By Michael O’Neill
“Desperado, why don’t you come to your senses?
You’ve been out hikin’ tariffs for so long now
Oh, you’re an unhinged one, but I know that you got your reasons
These things that are pleasin’ will hurt America somehow” (apologies to the Eagles)
There’s an odor of desperation coming from the White House. You can smell it with every Truth Social rant, trade deal announcement, and tariff implementation delay. What started with great fanfare and promise on President Trump’s inauguration has gone off the rails.
Trump has made at least 27 tariff-related announcements since taking office. His April 1 “Liberation Day” presser named 72 countries facing a baseline 10% tariff with added charges based on U.S. trade deficits. He called it “one of the most important days in American history.”

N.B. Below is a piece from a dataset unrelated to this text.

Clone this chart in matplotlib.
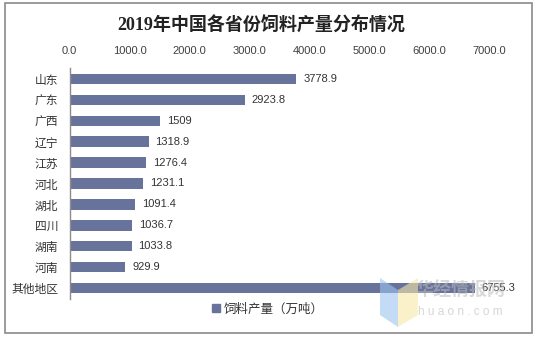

Bond traders made their own declaration of independence. They drove Treasury yields so high Trump was forced to rethink his strategy, and on April 7 he paused the reciprocal tariffs for 90 days until July 9, and when that day arrived, he paused again, until August 1.
Despite all the hype and the Truth Social tweets, Trump’s grand tariff strategy has resulted in zero (0) trade deals. He has announced preliminary and framework deals, but no US-Canada-Mexico-grade trade pacts. He claimed a Vietnam deal—Vietnam hadn’t agreed. Then came a “deal” with Indonesia, the 22nd-largest U.S. trade partner: “They’ll pay 19%, we’ll pay nothing.” The UK/US agreement? Just a sector-specific framework, not a full trade pact.
The Desperado is getting desperate.
Tariff Theatre
Tariffs are now a fact of life, although the details are still in flux. President Trump has turned them into a cornerstone of policy, promising that slapping duties on foreign goods will strong-arm companies into “bringing it all home.” Trump’s vision is of a renaissance of U.S. manufacturing, high-wage jobs, and prosperity for all Americans (except the ones he doesn’t like—their citizenship will be revoked).
It’s also a pipe dream. Global supply chains aren’t Lego sets you can snap back together onshore. Decades of offshoring led to mothballed factories and an erosion of the skilled labor base. It stripped out specialized infrastructure and entrenched a level of cost-efficiency that’s nearly impossible to replicate stateside. Skilled Americans will not work for $3,100/month (average) like they do in China, or $450/month in India. Rebuilding that ecosystem doesn’t happen by executive order. It takes years of capital investment, regulatory wrangling, and a serious appetite for higher labor costs.
And that means American consumers will be paying more because importers like Walmart, Target, and the tens of thousands of U.S. businesses are the ones paying the tariff—not China, not India, and not Canada. And they most certainly will raise the prices on their goods and services.
Fed Reality
Tariffs are not the Fed’s best friend like they are for Trump. Tariffs are inflationary because they force importers to pay a tax to the government, and that tax is passed on to the consumer in the form of higher prices—which is middle-school Economics 101. For a man who graduated from the Wharton School of Business with a B.A. in Economics, Trump doesn’t appear to understand the relationship between tariffs and inflation.
Fed Chair Jerome Powell does, and so do the 18 members of the Federal Open Market Committee. They know tariffs are inflationary, and last December they tweaked their Summary of Economic Projections (SEP) dot plot to show two rate cuts in 2025, down from four in September. They claimed it was because the economy was more resilient than expected and not because of President-elect Trump’s tariff stance. They may have been fibbing. The Fed has left rates unchanged at 4.50% since December, and recent inflation and employment data suggest the pace of future cuts is questionable.
Carney and the Loonie
Prime Minister Mark Carney has the unenviable task of dealing with Trump to protect Canadian workers and the domestic economy. Unlike pre-Trump bilateral negotiations, any agreement with the U.S. is as binding as a spiderweb in a hurricane. An agreement with Trump is worthless, so why bother?
Canada is not defenceless. A Trump-imposed tariff wall would hit Canadian exporters hard—but the U.S. would feel it too. There’s no quick, clean substitute for what Canada delivers. Canada supplies over half of U.S. crude oil imports, and the U.S. can’t meet domestic demand without Canadian aluminum.
Mr. Carney admits Canada will get hit with tariffs. But as he points out, it’s Americans who will end up paying the costs.
It won’t take long for U.S. automakers to howl, homebuilders to fume, and farmers to panic. Refineries will scramble for crude blends they can actually process. Even if Americans can find alternatives to Canadian products, it may take far more time than U.S. consumers—or voters—are willing to tolerate.
It won’t be a great environment for the Canadian dollar. However, if markets revert back to believing the Fed will cut rates at least twice before year-end, broad U.S. dollar selling pressure will act as a drag on Canadian dollar losses from tariffs.
And so the Desperado rides on—armed with tariffs, short on deals, and blind to the damage in his wake.